Here’s what I think happened. The writer wanted to tell an emotional story about the victims of Route 40. And I get that. It’s based on real events so you want to focus on that emotional component and give those victims their due. But I think a time comes with every script where we have to let go of the reason we originally wanted to write it, and we have to embrace what the story needs in order to be entertaining.

We all get wrapped up in that initial reasoning for writing our story. For example, I once wrote a script about the dissolution of the American dream. And I tried to show this through a character doing everything he was supposed to do to make it in America, but it still not working out in the end. And I showed the script to a few people and they were bored. I said, “But don’t you see! This is about America! And how it’s a lie! And he represents the average American!” And one reader just looked at me and said, “Yeah but it was boring.”

Ouch.

But he was right!

I’d gotten so wrapped up in trying to get that emotional point across that I forgot about what the audience needed in order to enjoy the story. That’s all I’m saying here. I don’t know if the script cared enough about keeping the audience engaged. It was more about hitting those character beats that honored the women who died.

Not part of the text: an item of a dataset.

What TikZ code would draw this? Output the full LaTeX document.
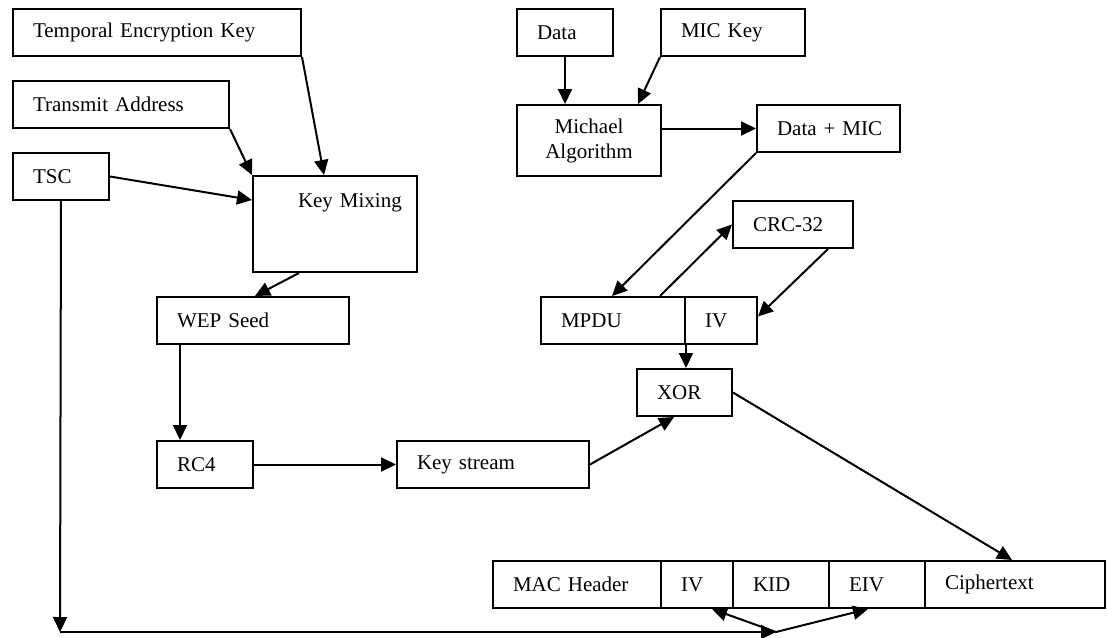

For me, at least, that wasn’t enough. You had a unique serial killer. It felt like we could’ve explored him for some bigger plot moments.

[ ] What the hell did I just read?
[x] wasn’t for me
[ ] worth the read
[ ] impressive
[ ] genius

What I learned: Here’s a line from the script: “It’s sleeting now, the heavens spitting on her.” While a fun line, this is more of a novel description than a screenplay description. With screenplays, you want to write descriptions that create an image in the reader’s head, not descriptions that will win you an analogy contest. The name of the game is always to paint a picture in the reader’s head. You want them to feel like they’re in the theater looking up at the screen, watching the movie. So come up with descriptions that support that. I’d focus this description more on the violence of the sleet, that it’s “slamming” into her. Something along those lines. Create that image!